Einstein’s letter to Max Fishler is one of his clearest presentations of his scientific philosophy. Dated April 1, 1954, the letter, on Einstein’s embossed Mercer Street letterhead, reads in full (in English translation from the original German):

Mr. Max Fishler

336 No. Sierra Bonita Ave.

Los Angeles 36, Calif.

Most honored Mr. Fishler:

It is actually impossible to me to reply to all the incoming letters, even the most pertinent ones. In your case, one deals in a field wherein it is almost inevitable to be at cross-purposes with each other. I do wish, nevertheless, to try to summarize my meaning in a few sentences.

1) All concepts are “subjective” (or, better “not empirical”) in the sense that their formation is often aroused by experience but are never logically postulated. This holds for the time-space concepts as well.

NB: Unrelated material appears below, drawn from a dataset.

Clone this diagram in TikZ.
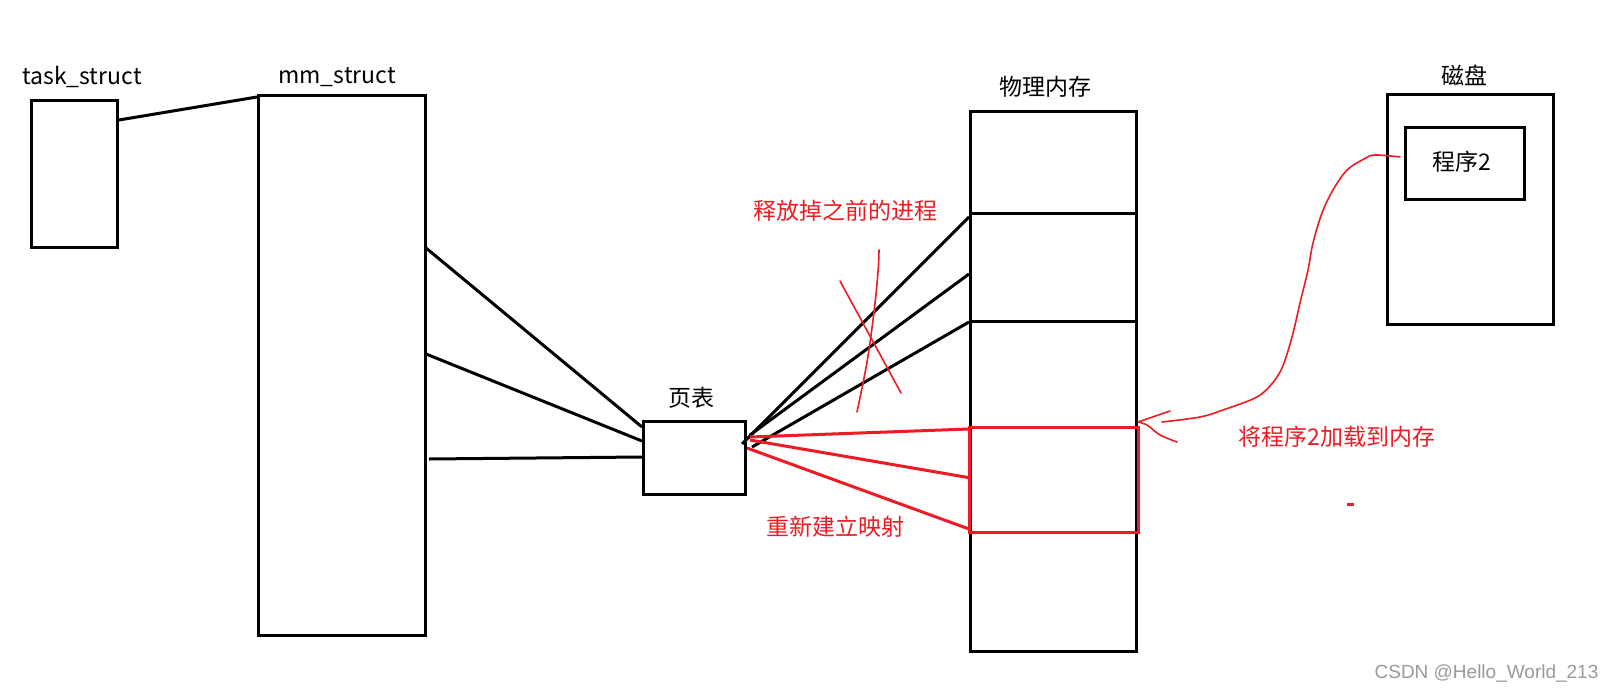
\documentclass[tikz,border=0pt]{standalone}
\usepackage{fontspec}
\setmainfont{Noto Sans CJK SC}
\newfontfamily\wmfont{Liberation Sans}
\definecolor{pred}{HTML}{ED1C24}
\definecolor{wmgray}{HTML}{9A9A9A}
\begin{document}
\begin{tikzpicture}[x=1pt,y=-1pt,
  box/.style={draw=black,line width=3pt,inner sep=0pt,rectangle},
  blk/.style={draw=black,line width=3pt},
  rln/.style={draw=pred,line width=3pt},
  thinred/.style={draw=pred,line width=1.6pt,line cap=round,line join=round},
  lbl/.style={font=\fontsize{23}{27}\selectfont,inner sep=0pt},
  rlbl/.style={font=\fontsize{23}{27}\selectfont,text=pred,inner sep=0pt}]
\useasboundingbox (0,0) rectangle (1612,691);
\fill[white] (0,0) rectangle (1612,691);

% boxes
\node[box,minimum width=86pt,minimum height=147pt] (task) at (74.5,174) {};
\node[box,minimum width=167pt,minimum height=540pt] (mm) at (341.5,365.5) {};
\node[box,minimum width=102pt,minimum height=73pt] (pt) at (694.5,458) {};
\node[box,minimum width=166pt,minimum height=540pt] (mem) at (1053.5,381.5) {};
\node[box,minimum width=166pt,minimum height=230pt] (disk) at (1470.5,209.5) {};
\node[box,minimum width=119pt,minimum height=72pt] (prog) at (1465,163.5) {};

% labels
\node[lbl,anchor=base] (tasklbl) at (82,84) {task\_struct};
\node[lbl,anchor=base] (mmlbl) at (337,83) {mm\_struct};
\node[lbl] (ptlbl) at (691,398) {页表};
\node[lbl] (memlbl) at (1045,87) {物理内存};
\node[lbl] (disklbl) at (1464,75) {磁盘};
\node[lbl] (proglbl) at (1462,162) {程序2};
\node[rlbl] (rel) at (845,211) {释放掉之前的进程};
\node[rlbl] (remap) at (835.5,527) {重新建立映射};
\node[rlbl] (load) at (1337,437) {将程序2加载到内存};
\node[font=\wmfont\fontsize{19}{21}\selectfont,text=wmgray,inner sep=0pt] (wm) at (1486.5,673) {CSDN @Hello\_World\_213};

% memory dividers
\coordinate (d1l) at (969,213); \coordinate (d1r) at (1138,213);
\coordinate (d2l) at (969,321); \coordinate (d2r) at (1138,321);
\draw[blk] (d1l) -- (d1r);
\draw[blk] (d2l) -- (d2r);

% task -> mm
\coordinate (t1) at (119,120); \coordinate (m0) at (257,97);
\draw[blk] (t1) -- (m0);

% mm -> page table
\coordinate (m1) at (426,248); \coordinate (m2) at (426,354); \coordinate (m3) at (429,459);
\coordinate (p1) at (642,427); \coordinate (p2) at (642,441); \coordinate (p3) at (642,457);
\draw[blk] (m1) -- (p1);
\draw[blk] (m2) -- (p2);
\draw[blk] (m3) -- (p3);

% page table -> memory (old, black)
\coordinate (qa) at (742,444); \coordinate (qb) at (750,435); \coordinate (qc) at (752,447);
\coordinate (ma) at (969,217); \coordinate (mb) at (969,274); \coordinate (mc) at (969,322);
\draw[blk] (qa) -- (ma);
\draw[blk] (qb) -- (mb);
\draw[blk] (qc) -- (mc);

% red box in memory
\coordinate (rb1) at (969,427); \coordinate (rb2) at (1138,532);
\draw[rln] (rb1) rectangle (rb2);

% page table -> memory (new, red)
\coordinate (ra) at (750,437); \coordinate (rb) at (750,440); \coordinate (rc) at (747,448);
\coordinate (na) at (969,429); \coordinate (nb) at (971,478); \coordinate (nc) at (969,529);
\draw[rln] (ra) -- (na);
\draw[rln] (rb) -- (nb);
\draw[rln] (rc) -- (nc);

% red cross
\draw[thinred] (840,281) -- (901,393);
\draw[thinred] plot[smooth,tension=0.6] coordinates {(879,250) (878,272) (874,312) (867,362) (857,412)};

% red curve disk -> memory
\coordinate (cs) at (1400,157);
\coordinate (ce) at (1162,422);
\coordinate (tip) at (1138,422);
\draw[thinred] plot[smooth,tension=0.55] coordinates {(cs) (1375,155) (1364,159) (1347,170) (1333,190) (1322,213) (1313,243) (1308,270) (1300,303) (1292,337) (1282,368) (1270,386) (1255,398) (1223,410) (1200,417) (ce)};
\draw[thinred] (tip) -- (1170,411);
\draw[thinred] plot[smooth,tension=0.5] coordinates {(tip) (1147,425) (1160,435) (1177,442)};

% small red dash
\fill[pred] (1347,503) rectangle (1354,506);
\end{tikzpicture}
\end{document}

2) Concepts may appear as empirical when we become aware of the role that sense-experiences may have played in their construction. This is the case in the space-time concepts. The empiricists base themselves on this.

3) The space-time concepts are in the same sense empirical or not-empirical as the concept “corporeal object” whose construction precedes the space-concept.

One can so treat space-time concepts axiomatically as to have in view only the logical relationships among the concepts and not their relationships to experiences. So regarded, the space-concepts have no relationship to experiences. (This is obviously not what Kant had in mind).

With friendly greetings,
Your
[signed]A. Einstein.
Albert Einstein.


In the letter Einstein explains his hybrid approach. He makes the critical distinction that “concepts” such as space-time are neither exclusively empirical as many of his contemporaries would wish (although he warns they may “appear as empirical”), but rather “subjective”, but not in the Kantian sense of “a priori” truths. The concepts are, rather “aroused by experience” and “never logically postulated”. He concludes the letter with what is perhaps a warning that if space-time concepts are treated “axiomatically” – with relationships only among themselves – they may become close to Kantian a priori’s and “have no relationship to experiences.”

The recipient Max Fishler was an author who, at the time of this letter, was considering writing a book on Kant’s philosophy with respect to the discoveries of relativity. Although he had lectured at least once on the topic, he never completed his book. He did, however, publish a later (1958) volume, What the Great Philosophers Thought about God containing a chapter on Immanuel Kant.

Provenance: Originally sold in 1964 as part of Parke Bernet’s March 31 sale of Manuscripts and Maps including “Important Einstein Correspondence”.

Typed Letter Signed [TLS] in German, signed “A. Einstein” in black ink. One 8.5x11 inch sheet with Einstein’s Mercer Street address embossed at top, written on recto only. One manuscript addition in Einstein’s hand. With original envelope and English translation. Housed in custom presentation folder. Expected folds, otherwise fine.

A FASCINATING LETTER ADDRESSING THE CORE ISSUES OF SCIENTIFIC PHILOSOPHY.